Overall, Celeste is tight, easy to pick up, and satisfyingly difficult to perfect. It will instill the expected (and perhaps desired) levels of frustration even in players familiar with ultra-hard games of its type, but the gameplay itself is so addictive that I had trouble staying mad at the game for long. The controls are equally satisfying in handheld as in docked mode, and the game ran consistently across both. It doesn’t seem that the Switch version offers any real advantage over other platforms here, aside from that built-in portability, but for that alone, I’d recommend heading to the eShop before you reach for a different platform.
Focusing on the climb
As much as there is to absorb about the rest of Celeste‘s core experience, the game is relatively light on extras and quality-of-life features. It isn’t hard to understand why, as the main portion of the game itself is satisfying with plenty of replay value that doesn’t really rely on extras to support it.
There are some collectibles scattered across the mountain, but they ended up being a pass for me the majority of the time. Strawberries float through many of the boards you’ll have to navigate, and you’ll have to get even more clever to gather them than you do to finish the stage itself. They add a nice upper level of challenge for those interested in tackling it, and it was a good call on the developers’ part to make them totally optional. However, the fact that they serve no purpose beyond bragging rights, they did make them feel less and less desirable to collect as the game went on, making me wish for some extra incentive to reach for them.

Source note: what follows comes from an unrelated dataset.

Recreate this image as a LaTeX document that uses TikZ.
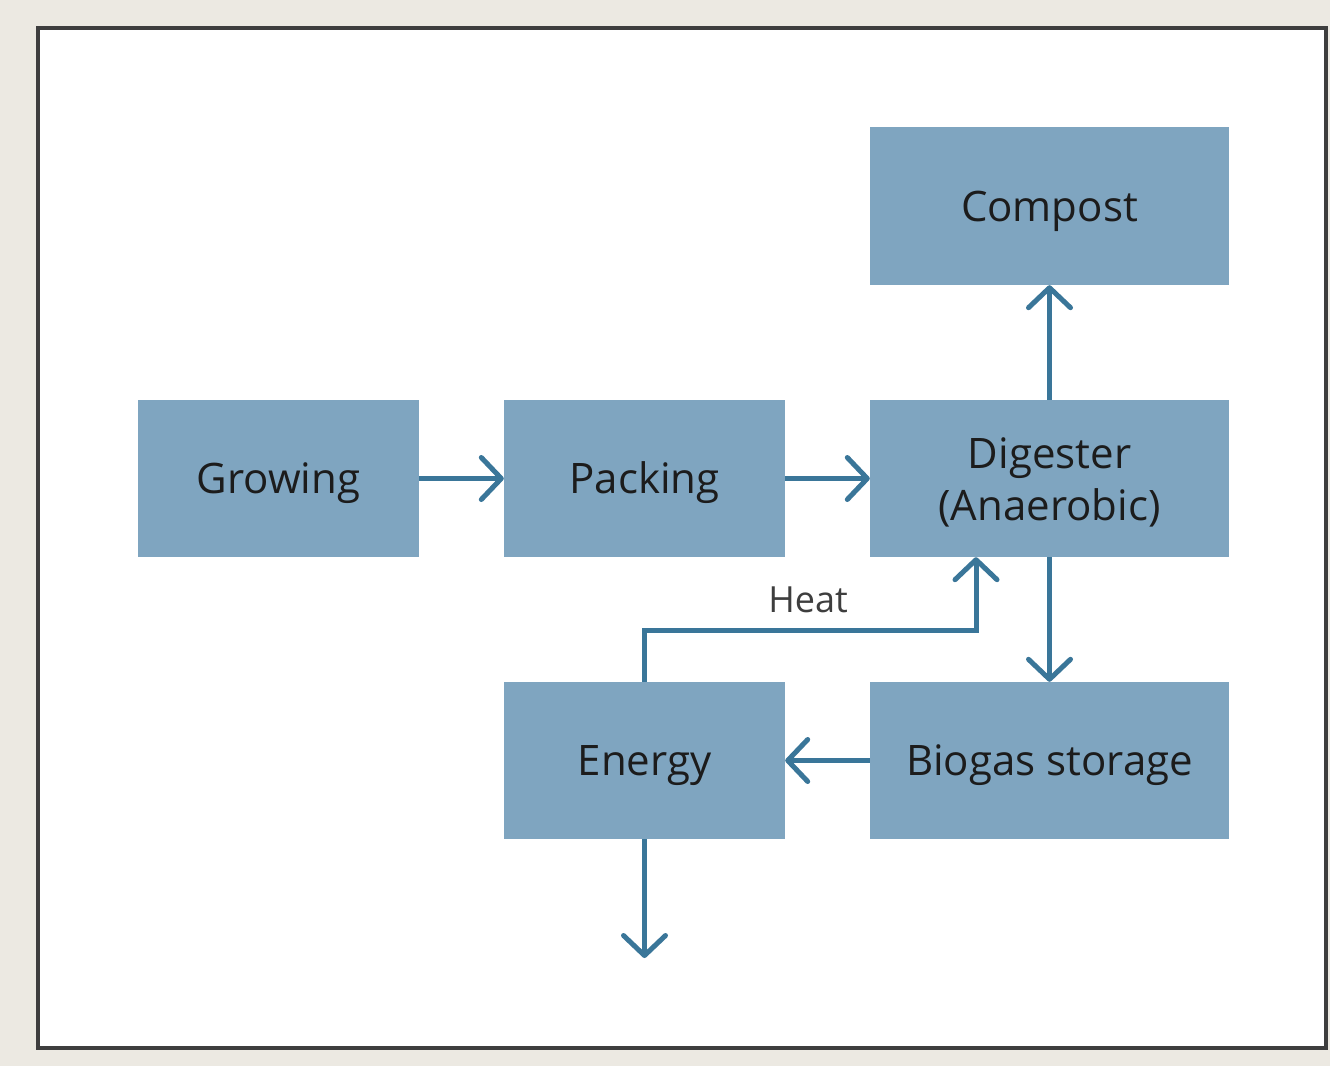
\documentclass[tikz,border=0pt]{standalone}
\usepackage{fontspec}
\setmainfont{Open Sans}
\usetikzlibrary{arrows.meta}
\definecolor{bgc}{HTML}{ECE9E2}
\definecolor{framec}{HTML}{3E3E3E}
\definecolor{boxc}{HTML}{7FA5C0}
\definecolor{arrc}{HTML}{3A7699}
\definecolor{txtc}{HTML}{1C1C1C}
\tikzset{
  box/.style={rectangle, fill=boxc, draw=none, inner sep=0pt, text=txtc, align=center,
    font=\fontsize{42}{52}\selectfont, text height=40pt, text depth=10pt},
  narrowbox/.style={box, minimum width=281pt, minimum height=157pt},
  widebox/.style={box, minimum width=359pt, minimum height=157pt},
  flow/.style={line width=5pt, draw=arrc, -{Straight Barb[length=20pt,width=42pt,round]}},
}
\begin{document}
\begin{tikzpicture}[x=1pt,y=-1pt]
\useasboundingbox (0,0) rectangle (1330,1066);
\fill[bgc] (0,0) rectangle (1330,1066);
\fill[white] (38,27.5) rectangle (1325.5,1047.5);
\draw[framec, line width=4pt] (38,27.5) rectangle (1325.5,1047.5);

\node[narrowbox] (growing) at (278.5,478.5) {Growing};
\node[narrowbox] (packing) at (644.5,478.5) {Packing};
\node[widebox, text height=66pt, text depth=42.8pt] (digester) at (1049.5,478.5)
  {\begin{tabular}{@{}c@{}}Digester\\(Anaerobic)\end{tabular}};
\node[widebox, minimum height=158pt] (compost) at (1049.5,206) {Compost};
\node[narrowbox] (energy) at (644.5,760.5) {Energy};
\node[widebox] (biogas) at (1049.5,760.5) {Biogas storage};

\coordinate (out) at (644.5,958);
\coordinate (heatcorner) at (976,630);

\draw[flow] (growing) -- (packing);
\draw[flow] (packing) -- (digester);
\draw[flow] (digester) -- (compost);
\draw[flow] (digester) -- (biogas);
\draw[flow] (biogas) -- (energy);
\draw[flow] (energy) -- (out);
\draw[flow] (energy.north) |- (heatcorner) -- (heatcorner |- digester.south);

\node[text=txtc!85!white, font=\fontsize{36}{40}\selectfont, anchor=base, inner sep=0pt] (heat) at (808,612) {Heat};
\end{tikzpicture}
\end{document}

Aside from the strawberries, you can also collect rare “b-side” tapes in secret rooms that you’ll have to really look close to find. These are always stacked behind some uniquely challenging puzzle, and the soundtrack is solid enough that these at least have some value to collecting, but again it serves as little more than a brief distraction when the core game is so satisfying without the help.
The same goes for the delightful retro-inspired arcade machines that you can unlock, which offer up an even lower-resolution version of the game’s core mechanics as a sort of amusing side quest. Still, all of these little add-ins aside, it feels like the game would be so much better served (especially on the Switch) with a few extra features, like multiplayer races or built-in leaderboards for online competition.
While perhaps a little light on extras, and a little chopping in some places, Celeste delivers tight, white-knuckle thrills alongside beautifully introspective story and setting. This platformer is, simply put, gorgeous in its presentation from the vibrant pixel art of the core game to the endearing illustrations of characters and in-between panels.
There really is something here for everyone. Speedrunners should find plenty to love in Celeste, from the cleverly designed shortcuts to the nagging, subtle urge to collect everything. More casual players will appreciate the game’s choice to not force a breakneck pace all the time, and the chance to explore a world that holds more secrets than you’d expect.
Frustrating but exhilarating, poignant yet whimsical, Celeste is more than the sum of its parts. While the Switch version does little to set itself apart as this platformer’s definitive platform, you’ll be glad to have it on the go as much as on the couch. Because you know you can shave a few seconds off that last run.
Celeste is available now on eShop for $19.99 on Nintendo Switch.